J. CHRISTIAN ADAMS: Rush Limbaugh Changed America.
Before Rush, talk radio was different. Talk radio was about cotton candy issues. Larry King on the Mutual Broadcast Network hosted an overnight parade of callers talking about pets, childhood memories, landscaping, and just how they were doing. Scores of local talk show hosts – like Perry Marshall at KDKA in Pittsburgh – entertained with friendly chat, the sweet cotton candy that dissolves away quick into meaninglessness.
That was radio B.R. – Before Rush.
Running the board at WPBR on this August debut day, I could tell immediately this new brand of talk was revolutionary. It was listening to Sgt. Pepper for the first time. It was the first ride on the looping coaster that defied gravity. It was bold and brash and, most of all, spoke to Americans about what America was. Rush spoke to what it means to be American, and what America means as an idea.
Rush was the “fairness doctrine” and mush mouth radio put out to pasture. On Saturday the week of Rush’s debut, I would produce a radio show called “Our Eyes” where the elderly called into the eye-doctor host to talk about vision issues.
That is the radio world Rush stepped into, on the same station in Palm Beach.

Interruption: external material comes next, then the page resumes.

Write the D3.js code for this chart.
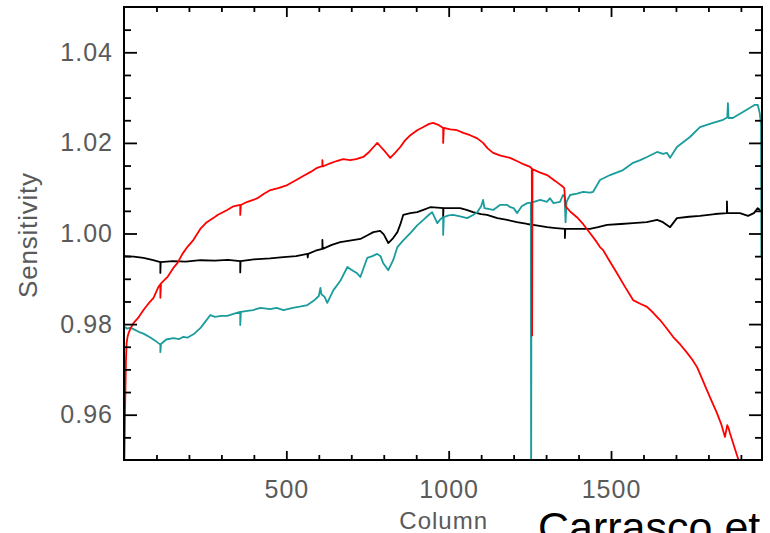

Before Fox News, before Drudge and the Blogosphere, Rush was America’s alternative news source, both quoting articles that he believed his massive audience needed to hear, and pushing back on what we would now call “fake news.” As Dan McLaughlin writes, “His death also marks the decisive end of another era: the post-Reagan, post–Cold War Right of the 1990s, in which he was a central figure.”